Прежде всего можно заметить, что национальное различие столь же прочно, как и расовое различие людей, — что арабы, например, еще и в настоящее время повсюду проявляют себя совершенно так же, как их описывали в древнейшие времена.
Неизменность климата, всей совокупности свойств и особенностей страны, в которой та или иная нация имеет свое постоянное местопребывание, способствует неизменности ее характера.

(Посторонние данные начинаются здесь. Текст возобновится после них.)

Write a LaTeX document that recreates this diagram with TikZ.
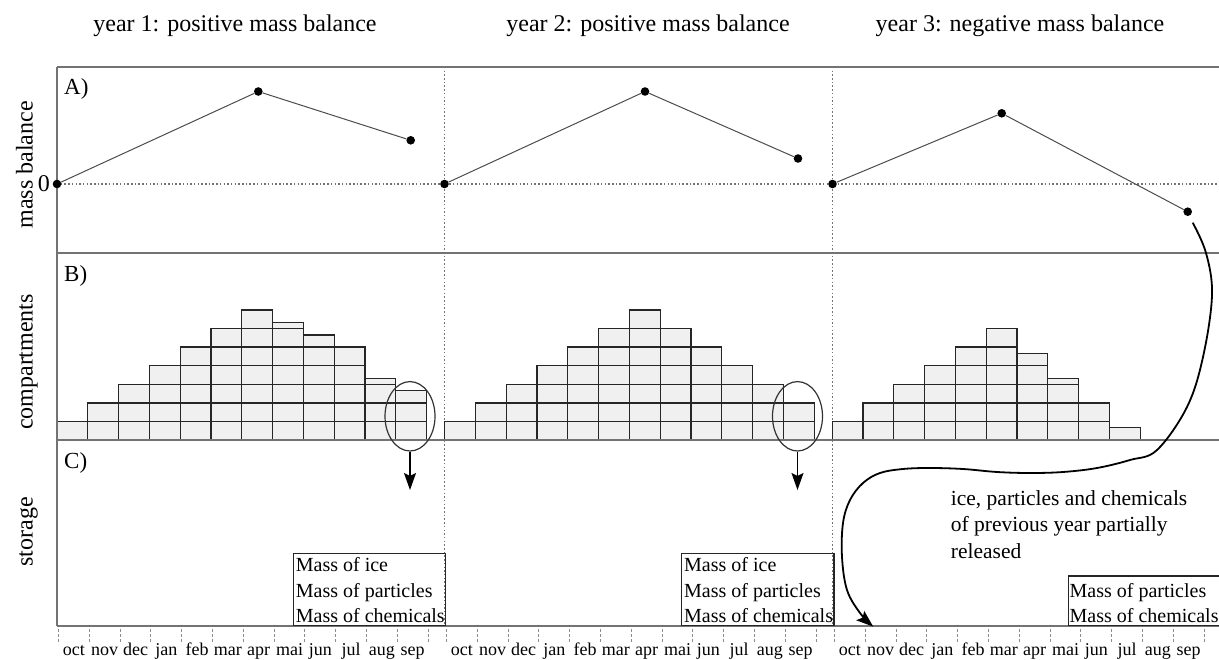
\documentclass[tikz,border=0pt]{standalone}
\usepackage{fontspec}
\setmainfont{Liberation Serif}
\usetikzlibrary{shapes.geometric,arrows.meta}
\tikzset{
  frame/.style={draw=black!55, line width=1.3pt},
  dotline/.style={draw=black!55, line width=1.3pt, dash pattern=on 1.5pt off 2.2pt},
  cell/.style={draw=black!85, fill=black!6, line width=1.3pt},
  dot/.style={circle, fill=black, minimum size=8.6pt, inner sep=0pt},
  mbline/.style={draw=black!70, line width=1pt},
  tickmark/.style={draw=black!45, line width=0.9pt, dash pattern=on 3pt off 2pt},
  title/.style={font=\fontsize{24}{28}\selectfont, anchor=base, inner sep=0pt},
  axlab/.style={font=\fontsize{24}{28}\selectfont, rotate=90, anchor=base, inner sep=0pt},
  panlab/.style={font=\fontsize{23}{27}\selectfont, anchor=base west, inner sep=0pt},
  month/.style={font=\fontsize{18}{22}\selectfont, anchor=base, inner sep=0pt},
  boxtext/.style={font=\fontsize{20}{24}\selectfont, anchor=base west, inner sep=0pt},
  note/.style={font=\fontsize{21.5}{26}\selectfont, anchor=base west, inner sep=0pt},
  massbox/.style={draw=black!85, line width=1.4pt, inner sep=0pt},
  ell/.style={draw=black!80, ellipse, line width=1.2pt, inner sep=0pt, minimum width=50pt, minimum height=69.4pt},
  arr/.style={draw=black, line width=1.4pt, -{Stealth[length=17pt,width=12pt,inset=3pt]}},
}
\newcommand\drawcols[2]{%
  \foreach \h [count=\i from 0] in {#2} {
    \pgfmathsetmacro\xa{#1+30.8*\i}
    \pgfmathsetmacro\xb{\xa+30.8}
    \pgfmathtruncatemacro\n{floor(\h)}
    \pgfmathtruncatemacro\hasfr{(\h-\n)*100}
    \ifnum\n>0
      \foreach \r in {1,...,\n} {
        \draw[cell] (\xa,{440-18.57*(\r-1)}) rectangle (\xb,{440-18.57*\r});
      }
    \fi
    \ifnum\hasfr>1
      \draw[cell] (\xa,{440-18.57*\n}) rectangle (\xb,{440-18.57*\h});
    \fi
  }%
}
\begin{document}
\begin{tikzpicture}[x=1pt,y=-1pt]
\useasboundingbox (0,0) rectangle (1219,660);

% titles
\node[title] (t1) at (235,32) {year 1: positive mass balance};
\node[title] (t2) at (648,32) {year 2: positive mass balance};
\node[title] (t3) at (1020,32) {year 3: negative mass balance};

% axis labels
\node[axlab] (l1) at (32.5,165) {mass balance};
\node[axlab] (l2) at (32.5,362) {compartments};
\node[axlab] (l3) at (32.5,532) {storage};
\node[font=\fontsize{24}{28}\selectfont, anchor=base east, inner sep=0pt] (zero) at (50,192) {0};

% dotted guide lines
\draw[dotline] (57,184) -- (1219,184);
\draw[dotline] (444.5,67) -- (444.5,626);
\draw[dotline] (832.5,67) -- (832.5,626);

% compartments
\drawcols{57}{1,2,3,4,5,6,7,6.33,5.66,5,3.33,2.68}
\drawcols{444.6}{1,2,3,4,5,6,7,6,5,4,3,2}
\drawcols{832.2}{1,2,3,4,5,6,4.66,3.3,2,0.68}

% frame
\draw[frame] (57,67) -- (1219,67);
\draw[frame] (57,253) -- (1219,253);
\draw[frame] (57,440) -- (1219,440);
\draw[frame] (57,626) -- (1219,626);
\draw[frame] (57,67) -- (57,626);

% panel labels
\node[panlab] (pa) at (64,95) {A)};
\node[panlab] (pb) at (64,281.7) {B)};
\node[panlab] (pc) at (64,468) {C)};

% mass balance
\node[dot] (p1) at (57,184) {};
\node[dot] (p2) at (258.3,91.5) {};
\node[dot] (p3) at (410.7,140.3) {};
\node[dot] (p4) at (444.5,184) {};
\node[dot] (p5) at (645,91.5) {};
\node[dot] (p6) at (798,158.5) {};
\node[dot] (p7) at (832.5,184) {};
\node[dot] (p8) at (1001.7,113.3) {};
\node[dot] (p9) at (1187.7,211.7) {};
\draw[mbline] (p1) -- (p2) -- (p3);
\draw[mbline] (p4) -- (p5) -- (p6);
\draw[mbline] (p7) -- (p8) -- (p9);

% ellipses and arrows
\node[ell] (e1) at (410,416.3) {};
\node[ell] (e2) at (797.5,416.3) {};
\coordinate (d1) at (410,490);
\coordinate (d2) at (797.5,490);
\draw[arr] (e1.south) -- (d1);
\draw[arr] (e2.south) -- (d2);

% storage boxes
\node[massbox, minimum width=152.3pt, minimum height=71.7pt, anchor=south west] (box1) at (292.7,626) {};
\node[boxtext] (b1a) at (295.7,571.7) {Mass of ice};
\node[boxtext] (b1b) at (295.7,597.2) {Mass of particles};
\node[boxtext] (b1c) at (295.7,622.7) {Mass of chemicals};
\node[massbox, minimum width=152.3pt, minimum height=71.7pt, anchor=south west] (box2) at (681,626) {};
\node[boxtext] (b2a) at (684,571.7) {Mass of ice};
\node[boxtext] (b2b) at (684,597.2) {Mass of particles};
\node[boxtext] (b2c) at (684,622.7) {Mass of chemicals};
\node[massbox, minimum width=160pt, minimum height=49.3pt, anchor=south west] (box3) at (1067.5,626) {};
\node[boxtext] (b3b) at (1069.5,597.2) {Mass of particles};
\node[boxtext] (b3c) at (1069.5,622.7) {Mass of chemicals};

% release note
\node[note] (n1) at (950.7,505) {ice, particles and chemicals};
\node[note] (n2) at (950.7,531.7) {of previous year partially};
\node[note] (n3) at (950.7,558.3) {released};

% curved release arrow
\coordinate (cs) at (1192.7,222.7);
\coordinate (ce) at (873.3,626.7);
\draw[draw=black, line width=1.8pt, -{Stealth[length=17pt,width=12pt,inset=3pt]}]
  plot[smooth, tension=0.6] coordinates {(cs) (1206,253) (1212,295) (1203,357) (1187,407) (1157,450)
   (1130,460) (1097,468) (1063,472) (1030,473) (997,472) (963,469) (930,468) (903,469)
   (880,473) (863,483) (850,500) (843,523) (842,557) (847,590) (860,613) (ce)};

% month ticks and labels
\foreach \k in {0,1,2} {
  \foreach \i in {0,...,12} {
    \draw[tickmark] ({58.5+388*\k+30.8*\i},629) -- ++(0,13);
  }
  \foreach \m [count=\i from 0] in {oct,nov,dec,jan,feb,mar,apr,mai,jun,jul,aug,sep} {
    \node[month] (m\k-\i) at ({58.5+388*\k+30.8*(\i+0.5)},655) {\m};
  }
}
\end{tikzpicture}
\end{document}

Пустыня, близость страны к морю или удаленность от него, — все эти обстоятельства могут иметь влияние на национальный характер. Особенно важна при этом связь с морем. Внутри коренной Африки, окруженной высокими горами, вплотную подходящими к побережью, и тем самым наглухо отгороженной от моря— этой свободной стихии, — дух туземцев остается нераскрытым, не чувствует никакого стремления к свободе, не противясь, переносит всеобщее рабство. Но и близость моря сама по себе еще не может сделать дух свободным. Доказательством этому служат индийцы, рабски подчинившиеся с очень давних времен существовавшему у них запрету плавать на кораблях по открытому для них самой природой морю. Отторгнутые, таким образом, силою деспотизма от этой простирающейся вдаль свободной стихии — от этого природного наличного бытия всеобщности, — они не проявили никакой силы к освобождению себя от мертвящего свободу окостенения тех сословных перегородок, которые находят себе выражение в кастовых отношениях и которые были бы невыносимы для нации, по собственному побуждению обратившейся к мореплаванию.